### Given problem
Copy nothing but the text: reproduce each line of the listing exactly and leave the pictures out.

### The records
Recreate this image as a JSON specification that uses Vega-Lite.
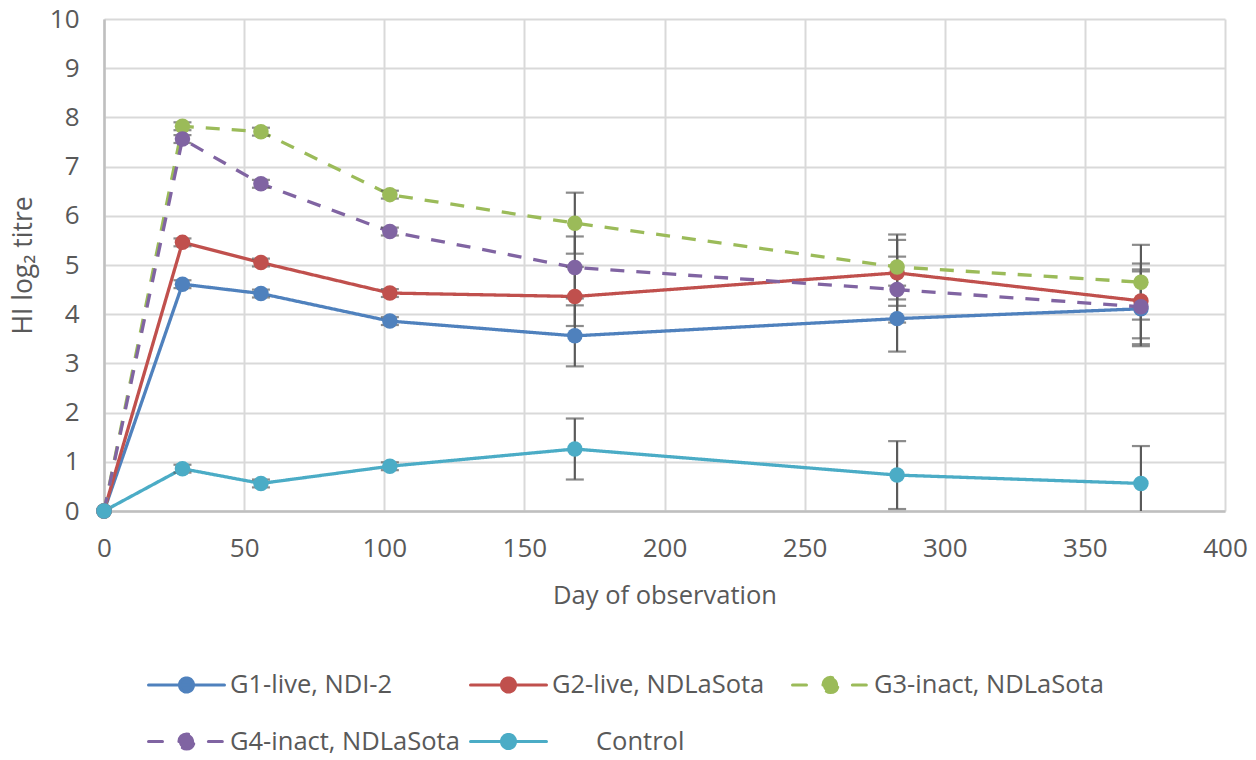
{
  "$schema": "https://vega.github.io/schema/vega-lite/v6.json",
  "width": 1121,
  "height": 492,
  "autosize": {"type": "none"},
  "padding": {"left": 104, "top": 19, "right": 31, "bottom": 249},
  "background": "white",
  "config": {
    "font": "Open Sans",
    "view": {"stroke": null},
    "axis": {
      "domainColor": "#BFBFBF",
      "domainWidth": 2.5,
      "gridColor": "#D9D9D9",
      "gridWidth": 2,
      "ticks": false,
      "tickSize": 0,
      "labelFlush": false,
      "labelFontSize": 26,
      "labelColor": "#595959",
      "titleColor": "#595959",
      "titleFontWeight": "normal",
      "titleFontSize": 25.5
    }
  },
  "data": {
    "values": [
      {"group": "G1-live, NDI-2", "day": 0, "titre": 0, "err": 0},
      {"group": "G1-live, NDI-2", "day": 28, "titre": 4.61, "err": 0.08},
      {"group": "G1-live, NDI-2", "day": 56, "titre": 4.42, "err": 0.08},
      {"group": "G1-live, NDI-2", "day": 102, "titre": 3.86, "err": 0.08},
      {"group": "G1-live, NDI-2", "day": 168, "titre": 3.56, "err": 0.62},
      {"group": "G1-live, NDI-2", "day": 283, "titre": 3.91, "err": 0.67},
      {"group": "G1-live, NDI-2", "day": 370, "titre": 4.11, "err": 0.76},
      {"group": "G2-live, NDLaSota", "day": 0, "titre": 0, "err": 0},
      {"group": "G2-live, NDLaSota", "day": 28, "titre": 5.46, "err": 0.08},
      {"group": "G2-live, NDLaSota", "day": 56, "titre": 5.05, "err": 0.08},
      {"group": "G2-live, NDLaSota", "day": 102, "titre": 4.43, "err": 0.08},
      {"group": "G2-live, NDLaSota", "day": 168, "titre": 4.36, "err": 0.6},
      {"group": "G2-live, NDLaSota", "day": 283, "titre": 4.84, "err": 0.67},
      {"group": "G2-live, NDLaSota", "day": 370, "titre": 4.27, "err": 0.76},
      {"group": "G3-inact, NDLaSota", "day": 0, "titre": 0, "err": 0},
      {"group": "G3-inact, NDLaSota", "day": 28, "titre": 7.82, "err": 0.08},
      {"group": "G3-inact, NDLaSota", "day": 56, "titre": 7.71, "err": 0.08},
      {"group": "G3-inact, NDLaSota", "day": 102, "titre": 6.43, "err": 0.08},
      {"group": "G3-inact, NDLaSota", "day": 168, "titre": 5.85, "err": 0.62},
      {"group": "G3-inact, NDLaSota", "day": 283, "titre": 4.96, "err": 0.66},
      {"group": "G3-inact, NDLaSota", "day": 370, "titre": 4.65, "err": 0.76},
      {"group": "G4-inact, NDLaSota", "day": 0, "titre": 0, "err": 0},
      {"group": "G4-inact, NDLaSota", "day": 28, "titre": 7.56, "err": 0.08},
      {"group": "G4-inact, NDLaSota", "day": 56, "titre": 6.65, "err": 0.08},
      {"group": "G4-inact, NDLaSota", "day": 102, "titre": 5.68, "err": 0.08},
      {"group": "G4-inact, NDLaSota", "day": 168, "titre": 4.95, "err": 0.63},
      {"group": "G4-inact, NDLaSota", "day": 283, "titre": 4.5, "err": 0.67},
      {"group": "G4-inact, NDLaSota", "day": 370, "titre": 4.15, "err": 0.76},
      {"group": "Control", "day": 0, "titre": 0, "err": 0},
      {"group": "Control", "day": 28, "titre": 0.86, "err": 0.08},
      {"group": "Control", "day": 56, "titre": 0.56, "err": 0.08},
      {"group": "Control", "day": 102, "titre": 0.91, "err": 0.08},
      {"group": "Control", "day": 168, "titre": 1.26, "err": 0.62},
      {"group": "Control", "day": 283, "titre": 0.73, "err": 0.69},
      {"group": "Control", "day": 370, "titre": 0.56, "err": 0.76}
    ]
  },
  "encoding": {
    "x": {
      "field": "day",
      "type": "quantitative",
      "scale": {"domain": [0, 400], "nice": false, "zero": true},
      "axis": {
        "values": [0, 50, 100, 150, 200, 250, 300, 350, 400],
        "title": "Day of observation",
        "labelPadding": 24,
        "titlePadding": 22
      }
    },
    "y": {
      "field": "titre",
      "type": "quantitative",
      "scale": {"domain": [0, 10], "nice": false},
      "axis": {
        "values": [0, 1, 2, 3, 4, 5, 6, 7, 8, 9, 10],
        "title": "HI log₂ titre",
        "titleFontSize": 26.5,
        "labelPadding": 25,
        "titlePadding": 12
      }
    },
    "color": {
      "field": "group",
      "type": "nominal",
      "scale": {
        "domain": ["G1-live, NDI-2", "G2-live, NDLaSota", "G3-inact, NDLaSota", "G4-inact, NDLaSota", "Control"],
        "range": ["#4F81BD", "#C0504D", "#9BBB59", "#8064A2", "#4BACC6"]
      },
      "legend": {
        "title": null,
        "orient": "none",
        "legendX": 62,
        "legendY": 645,
        "direction": "horizontal",
        "columns": 3,
        "gridAlign": "all",
        "columnPadding": 4,
        "rowPadding": 22,
        "symbolSize": 1444,
        "symbolStrokeWidth": 3,
        "labelFontSize": 25.5,
        "labelColor": "#595959",
        "labelOffset": 23,
        "labelLimit": 0,
        "encode": {
          "symbols": {
            "update": {
              "shape": {"signal": "indexof(['G3-inact, NDLaSota', 'G4-inact, NDLaSota'], datum.value) >= 0 ? 'M-2,0H-1.1M1.15,0H2M-0.4,0A0.4,0.4,0,1,1,0.4,0A0.4,0.4,0,1,1,-0.4,0Z' : 'M-2,0H2M-0.37,0A0.37,0.37,0,1,1,0.37,0A0.37,0.37,0,1,1,-0.37,0Z'"},
              "fill": {"scale": "color", "field": "value"},
              "stroke": {"scale": "color", "field": "value"},
              "strokeWidth": {"value": 3},
              "strokeCap": {"value": "round"},
              "opacity": {"value": 1}
            }
          },
          "labels": {
            "update": {
              "dx": {"signal": "datum.value == 'Control' ? 44 : 0"}
            }
          }
        }
      }
    }
  },
  "layer": [
    {
      "mark": {"type": "line", "strokeWidth": 3.3, "strokeJoin": "round"},
      "encoding": {
        "strokeDash": {
          "field": "group",
          "type": "nominal",
          "scale": {
            "domain": ["G1-live, NDI-2", "G2-live, NDLaSota", "G3-inact, NDLaSota", "G4-inact, NDLaSota", "Control"],
            "range": [[1, 0], [1, 0], [14, 12], [14, 12], [1, 0]]
          },
          "legend": null
        }
      }
    },
    {
      "transform": [{"filter": "datum.err > 0"}],
      "mark": {"type": "errorbar", "ticks": true, "size": 18, "thickness": 2.2, "color": "#5A5A5A", "clip": true},
      "encoding": {
        "yError": {"field": "err"},
        "color": {"value": "#5A5A5A"}
      }
    },
    {
      "mark": {"type": "circle", "size": 240, "opacity": 1}
    }
  ]
}
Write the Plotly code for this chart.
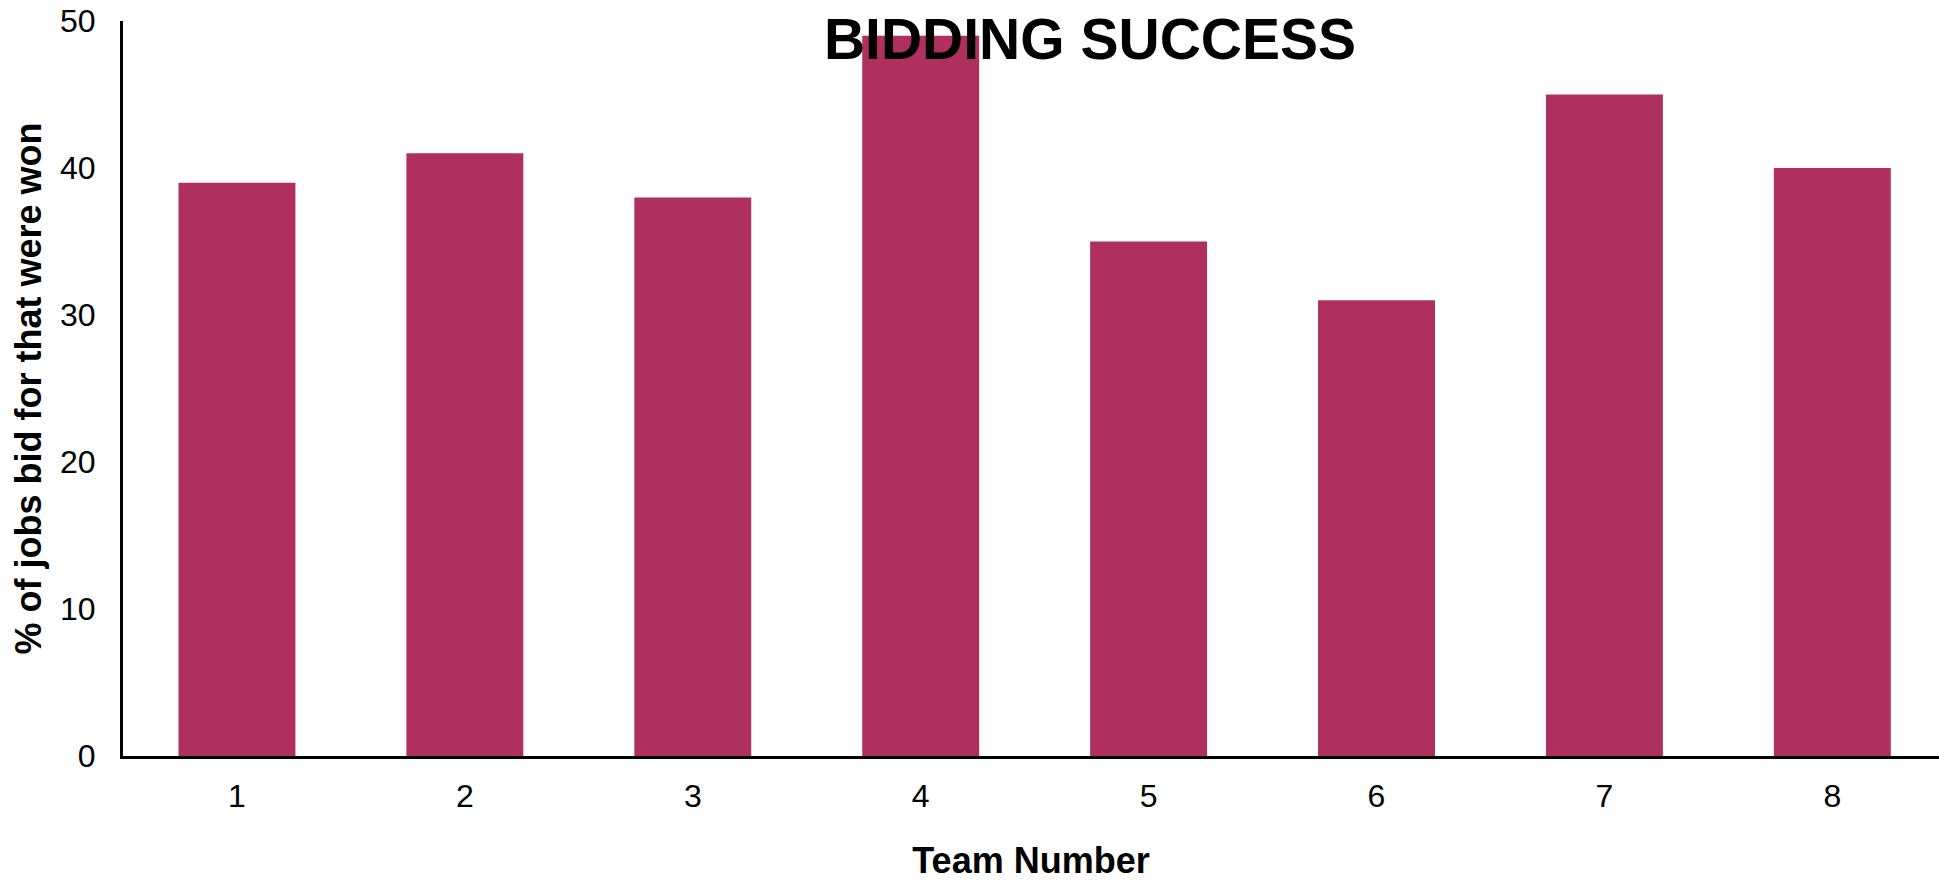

### Exercise result
Recreate this image as a JSON specification that uses Vega-Lite.
{
  "$schema": "https://vega.github.io/schema/vega-lite/v6.json",
  "width": 1121,
  "height": 492,
  "autosize": {"type": "none"},
  "padding": {"left": 104, "top": 19, "right": 31, "bottom": 249},
  "background": "white",
  "config": {
    "font": "Open Sans",
    "view": {"stroke": null},
    "axis": {
      "domainColor": "#BFBFBF",
      "domainWidth": 2.5,
      "gridColor": "#D9D9D9",
      "gridWidth": 2,
      "ticks": false,
      "tickSize": 0,
      "labelFlush": false,
      "labelFontSize": 26,
      "labelColor": "#595959",
      "titleColor": "#595959",
      "titleFontWeight": "normal",
      "titleFontSize": 25.5
    }
  },
  "data": {
    "values": [
      {"group": "G1-live, NDI-2", "day": 0, "titre": 0, "err": 0},
      {"group": "G1-live, NDI-2", "day": 28, "titre": 4.61, "err": 0.08},
      {"group": "G1-live, NDI-2", "day": 56, "titre": 4.42, "err": 0.08},
      {"group": "G1-live, NDI-2", "day": 102, "titre": 3.86, "err": 0.08},
      {"group": "G1-live, NDI-2", "day": 168, "titre": 3.56, "err": 0.62},
      {"group": "G1-live, NDI-2", "day": 283, "titre": 3.91, "err": 0.67},
      {"group": "G1-live, NDI-2", "day": 370, "titre": 4.11, "err": 0.76},
      {"group": "G2-live, NDLaSota", "day": 0, "titre": 0, "err": 0},
      {"group": "G2-live, NDLaSota", "day": 28, "titre": 5.46, "err": 0.08},
      {"group": "G2-live, NDLaSota", "day": 56, "titre": 5.05, "err": 0.08},
      {"group": "G2-live, NDLaSota", "day": 102, "titre": 4.43, "err": 0.08},
      {"group": "G2-live, NDLaSota", "day": 168, "titre": 4.36, "err": 0.6},
      {"group": "G2-live, NDLaSota", "day": 283, "titre": 4.84, "err": 0.67},
      {"group": "G2-live, NDLaSota", "day": 370, "titre": 4.27, "err": 0.76},
      {"group": "G3-inact, NDLaSota", "day": 0, "titre": 0, "err": 0},
      {"group": "G3-inact, NDLaSota", "day": 28, "titre": 7.82, "err": 0.08},
      {"group": "G3-inact, NDLaSota", "day": 56, "titre": 7.71, "err": 0.08},
      {"group": "G3-inact, NDLaSota", "day": 102, "titre": 6.43, "err": 0.08},
      {"group": "G3-inact, NDLaSota", "day": 168, "titre": 5.85, "err": 0.62},
      {"group": "G3-inact, NDLaSota", "day": 283, "titre": 4.96, "err": 0.66},
      {"group": "G3-inact, NDLaSota", "day": 370, "titre": 4.65, "err": 0.76},
      {"group": "G4-inact, NDLaSota", "day": 0, "titre": 0, "err": 0},
      {"group": "G4-inact, NDLaSota", "day": 28, "titre": 7.56, "err": 0.08},
      {"group": "G4-inact, NDLaSota", "day": 56, "titre": 6.65, "err": 0.08},
      {"group": "G4-inact, NDLaSota", "day": 102, "titre": 5.68, "err": 0.08},
      {"group": "G4-inact, NDLaSota", "day": 168, "titre": 4.95, "err": 0.63},
      {"group": "G4-inact, NDLaSota", "day": 283, "titre": 4.5, "err": 0.67},
      {"group": "G4-inact, NDLaSota", "day": 370, "titre": 4.15, "err": 0.76},
      {"group": "Control", "day": 0, "titre": 0, "err": 0},
      {"group": "Control", "day": 28, "titre": 0.86, "err": 0.08},
      {"group": "Control", "day": 56, "titre": 0.56, "err": 0.08},
      {"group": "Control", "day": 102, "titre": 0.91, "err": 0.08},
      {"group": "Control", "day": 168, "titre": 1.26, "err": 0.62},
      {"group": "Control", "day": 283, "titre": 0.73, "err": 0.69},
      {"group": "Control", "day": 370, "titre": 0.56, "err": 0.76}
    ]
  },
  "encoding": {
    "x": {
      "field": "day",
      "type": "quantitative",
      "scale": {"domain": [0, 400], "nice": false, "zero": true},
      "axis": {
        "values": [0, 50, 100, 150, 200, 250, 300, 350, 400],
        "title": "Day of observation",
        "labelPadding": 24,
        "titlePadding": 22
      }
    },
    "y": {
      "field": "titre",
      "type": "quantitative",
      "scale": {"domain": [0, 10], "nice": false},
      "axis": {
        "values": [0, 1, 2, 3, 4, 5, 6, 7, 8, 9, 10],
        "title": "HI log₂ titre",
        "titleFontSize": 26.5,
        "labelPadding": 25,
        "titlePadding": 12
      }
    },
    "color": {
      "field": "group",
      "type": "nominal",
      "scale": {
        "domain": ["G1-live, NDI-2", "G2-live, NDLaSota", "G3-inact, NDLaSota", "G4-inact, NDLaSota", "Control"],
        "range": ["#4F81BD", "#C0504D", "#9BBB59", "#8064A2", "#4BACC6"]
      },
      "legend": {
        "title": null,
        "orient": "none",
        "legendX": 62,
        "legendY": 645,
        "direction": "horizontal",
        "columns": 3,
        "gridAlign": "all",
        "columnPadding": 4,
        "rowPadding": 22,
        "symbolSize": 1444,
        "symbolStrokeWidth": 3,
        "labelFontSize": 25.5,
        "labelColor": "#595959",
        "labelOffset": 23,
        "labelLimit": 0,
        "encode": {
          "symbols": {
            "update": {
              "shape": {"signal": "indexof(['G3-inact, NDLaSota', 'G4-inact, NDLaSota'], datum.value) >= 0 ? 'M-2,0H-1.1M1.15,0H2M-0.4,0A0.4,0.4,0,1,1,0.4,0A0.4,0.4,0,1,1,-0.4,0Z' : 'M-2,0H2M-0.37,0A0.37,0.37,0,1,1,0.37,0A0.37,0.37,0,1,1,-0.37,0Z'"},
              "fill": {"scale": "color", "field": "value"},
              "stroke": {"scale": "color", "field": "value"},
              "strokeWidth": {"value": 3},
              "strokeCap": {"value": "round"},
              "opacity": {"value": 1}
            }
          },
          "labels": {
            "update": {
              "dx": {"signal": "datum.value == 'Control' ? 44 : 0"}
            }
          }
        }
      }
    }
  },
  "layer": [
    {
      "mark": {"type": "line", "strokeWidth": 3.3, "strokeJoin": "round"},
      "encoding": {
        "strokeDash": {
          "field": "group",
          "type": "nominal",
          "scale": {
            "domain": ["G1-live, NDI-2", "G2-live, NDLaSota", "G3-inact, NDLaSota", "G4-inact, NDLaSota", "Control"],
            "range": [[1, 0], [1, 0], [14, 12], [14, 12], [1, 0]]
          },
          "legend": null
        }
      }
    },
    {
      "transform": [{"filter": "datum.err > 0"}],
      "mark": {"type": "errorbar", "ticks": true, "size": 18, "thickness": 2.2, "color": "#5A5A5A", "clip": true},
      "encoding": {
        "yError": {"field": "err"},
        "color": {"value": "#5A5A5A"}
      }
    },
    {
      "mark": {"type": "circle", "size": 240, "opacity": 1}
    }
  ]
}
Write the Plotly code for this chart.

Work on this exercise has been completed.